The House bill reflects a deal worked out in months of negotiations by business groups and advocates for the disabled. The United States Chamber of Commerce and the National Association of Manufacturers helped shape the bill and endorsed it as a balanced compromise.
Representative Jerrold Nadler, Democrat of New York, called the Supreme Court reading of the 1990 law “cramped and misguided.” Remedial legislation is needed now more than ever, Mr. Nadler said, because “thousands of men and women in uniform are returning from Iraq and Afghanistan with serious injuries, including the loss of limbs and head trauma.”
The House Republican whip, Representative Roy Blunt of Missouri, said the bill “puts people to work, creates opportunity and makes America a more productive country” by unlocking new pools of talent.
The 1990 law said “individuals with disabilities are a discrete and insular minority.” The bill passed Wednesday deletes that phrase, which the Supreme Court has cited as a reason for limiting the definition of disability.
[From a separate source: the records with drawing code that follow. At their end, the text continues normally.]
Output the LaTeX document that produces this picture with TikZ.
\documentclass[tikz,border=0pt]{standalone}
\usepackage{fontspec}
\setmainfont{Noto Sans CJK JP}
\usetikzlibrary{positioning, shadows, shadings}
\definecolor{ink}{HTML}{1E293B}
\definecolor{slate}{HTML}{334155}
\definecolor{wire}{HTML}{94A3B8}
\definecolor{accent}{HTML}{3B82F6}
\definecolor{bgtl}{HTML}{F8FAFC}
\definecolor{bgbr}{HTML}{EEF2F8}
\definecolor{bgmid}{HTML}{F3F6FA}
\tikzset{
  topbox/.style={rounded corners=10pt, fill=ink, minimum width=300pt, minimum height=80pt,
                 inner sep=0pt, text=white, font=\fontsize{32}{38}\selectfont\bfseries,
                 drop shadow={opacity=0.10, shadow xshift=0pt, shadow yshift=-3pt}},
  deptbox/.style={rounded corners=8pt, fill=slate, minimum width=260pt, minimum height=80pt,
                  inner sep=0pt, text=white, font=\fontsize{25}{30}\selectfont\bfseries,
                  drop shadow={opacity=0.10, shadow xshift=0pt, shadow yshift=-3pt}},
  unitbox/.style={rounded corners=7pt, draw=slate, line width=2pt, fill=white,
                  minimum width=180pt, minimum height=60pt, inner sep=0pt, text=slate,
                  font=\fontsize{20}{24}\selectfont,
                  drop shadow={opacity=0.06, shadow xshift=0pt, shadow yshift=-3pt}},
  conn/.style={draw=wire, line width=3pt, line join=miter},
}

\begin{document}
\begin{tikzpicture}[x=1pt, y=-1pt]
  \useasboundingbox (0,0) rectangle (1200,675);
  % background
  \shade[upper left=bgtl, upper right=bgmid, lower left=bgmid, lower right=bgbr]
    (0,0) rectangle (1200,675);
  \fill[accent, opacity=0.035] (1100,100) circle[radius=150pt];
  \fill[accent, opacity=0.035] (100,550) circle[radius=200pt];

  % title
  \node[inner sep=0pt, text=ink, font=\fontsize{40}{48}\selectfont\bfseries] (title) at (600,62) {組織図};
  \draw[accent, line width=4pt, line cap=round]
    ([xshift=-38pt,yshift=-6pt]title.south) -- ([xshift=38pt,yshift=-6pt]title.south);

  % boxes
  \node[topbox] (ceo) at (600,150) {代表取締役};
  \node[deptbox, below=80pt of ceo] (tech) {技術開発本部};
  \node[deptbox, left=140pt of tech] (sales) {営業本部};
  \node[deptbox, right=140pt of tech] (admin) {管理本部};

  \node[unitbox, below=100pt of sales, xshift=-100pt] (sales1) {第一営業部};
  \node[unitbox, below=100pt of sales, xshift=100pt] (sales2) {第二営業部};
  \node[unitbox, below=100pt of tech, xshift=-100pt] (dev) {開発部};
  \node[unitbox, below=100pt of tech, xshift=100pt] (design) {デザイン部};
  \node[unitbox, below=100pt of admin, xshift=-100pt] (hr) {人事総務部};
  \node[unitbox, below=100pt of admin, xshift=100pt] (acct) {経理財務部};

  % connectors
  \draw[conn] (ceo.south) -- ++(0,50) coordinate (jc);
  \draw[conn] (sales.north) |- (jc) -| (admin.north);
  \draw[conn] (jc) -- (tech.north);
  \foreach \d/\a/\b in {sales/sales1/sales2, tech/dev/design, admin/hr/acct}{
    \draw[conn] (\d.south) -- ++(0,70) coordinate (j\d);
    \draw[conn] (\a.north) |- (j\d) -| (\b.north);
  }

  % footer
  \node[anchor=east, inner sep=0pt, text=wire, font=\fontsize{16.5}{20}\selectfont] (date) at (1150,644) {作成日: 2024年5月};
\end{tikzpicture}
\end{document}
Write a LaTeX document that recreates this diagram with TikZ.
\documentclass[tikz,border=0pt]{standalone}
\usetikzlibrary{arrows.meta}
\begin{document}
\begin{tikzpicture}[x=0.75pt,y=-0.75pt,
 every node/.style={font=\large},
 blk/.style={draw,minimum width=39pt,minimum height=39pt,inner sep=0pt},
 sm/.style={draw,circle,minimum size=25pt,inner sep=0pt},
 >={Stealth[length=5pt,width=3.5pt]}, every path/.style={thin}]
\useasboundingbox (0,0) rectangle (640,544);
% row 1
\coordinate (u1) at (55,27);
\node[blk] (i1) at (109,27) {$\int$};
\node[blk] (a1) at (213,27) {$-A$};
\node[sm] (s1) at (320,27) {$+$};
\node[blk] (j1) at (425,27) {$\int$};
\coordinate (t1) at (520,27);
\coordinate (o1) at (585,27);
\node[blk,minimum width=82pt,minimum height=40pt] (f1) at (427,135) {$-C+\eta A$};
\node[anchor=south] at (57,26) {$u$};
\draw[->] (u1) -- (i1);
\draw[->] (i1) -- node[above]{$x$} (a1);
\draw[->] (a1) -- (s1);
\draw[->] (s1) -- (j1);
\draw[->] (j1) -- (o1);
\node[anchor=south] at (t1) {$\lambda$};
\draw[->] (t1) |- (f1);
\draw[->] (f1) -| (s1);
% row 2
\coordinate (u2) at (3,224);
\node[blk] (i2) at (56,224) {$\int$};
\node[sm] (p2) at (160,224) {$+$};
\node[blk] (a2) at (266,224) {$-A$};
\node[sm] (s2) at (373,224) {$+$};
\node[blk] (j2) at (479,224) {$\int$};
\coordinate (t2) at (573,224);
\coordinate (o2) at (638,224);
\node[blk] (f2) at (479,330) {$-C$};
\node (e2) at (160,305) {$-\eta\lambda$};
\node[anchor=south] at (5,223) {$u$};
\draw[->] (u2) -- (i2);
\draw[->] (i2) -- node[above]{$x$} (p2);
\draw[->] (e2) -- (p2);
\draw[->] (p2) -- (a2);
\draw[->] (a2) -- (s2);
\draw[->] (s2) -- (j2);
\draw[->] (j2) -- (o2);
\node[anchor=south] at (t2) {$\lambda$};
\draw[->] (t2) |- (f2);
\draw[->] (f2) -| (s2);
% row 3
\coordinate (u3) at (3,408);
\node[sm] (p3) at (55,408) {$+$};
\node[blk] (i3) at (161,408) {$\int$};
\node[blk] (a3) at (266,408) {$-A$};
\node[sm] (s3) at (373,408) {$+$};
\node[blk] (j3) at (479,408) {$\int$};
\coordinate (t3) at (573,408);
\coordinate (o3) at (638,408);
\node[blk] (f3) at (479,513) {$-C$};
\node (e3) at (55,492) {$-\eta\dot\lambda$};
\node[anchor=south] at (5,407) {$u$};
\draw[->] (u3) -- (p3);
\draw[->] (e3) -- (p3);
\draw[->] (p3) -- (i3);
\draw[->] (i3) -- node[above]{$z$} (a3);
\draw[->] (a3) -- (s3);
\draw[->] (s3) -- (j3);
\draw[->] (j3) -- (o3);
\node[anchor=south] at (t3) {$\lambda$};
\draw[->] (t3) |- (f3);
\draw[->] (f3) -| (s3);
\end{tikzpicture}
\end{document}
The law generally prohibits an employer from discriminating against a qualified individual who has, or is perceived as having, a disability, defined as a physical or mental impairment that “substantially limits” one or more major life activities.
The Supreme Court said in 2002 that “these terms need to be interpreted strictly to create a demanding standard for qualifying as disabled.” To meet this test, the court said, a person has to have “an impairment that prevents or severely restricts the individual from doing activities that are of central importance to most people’s daily lives.”
Under the bill passed on Wednesday, Congress would establish a less stringent standard, saying an impairment qualifies as a disability if it “materially restricts” a major life activity like seeing, hearing, eating, walking, reading or thinking.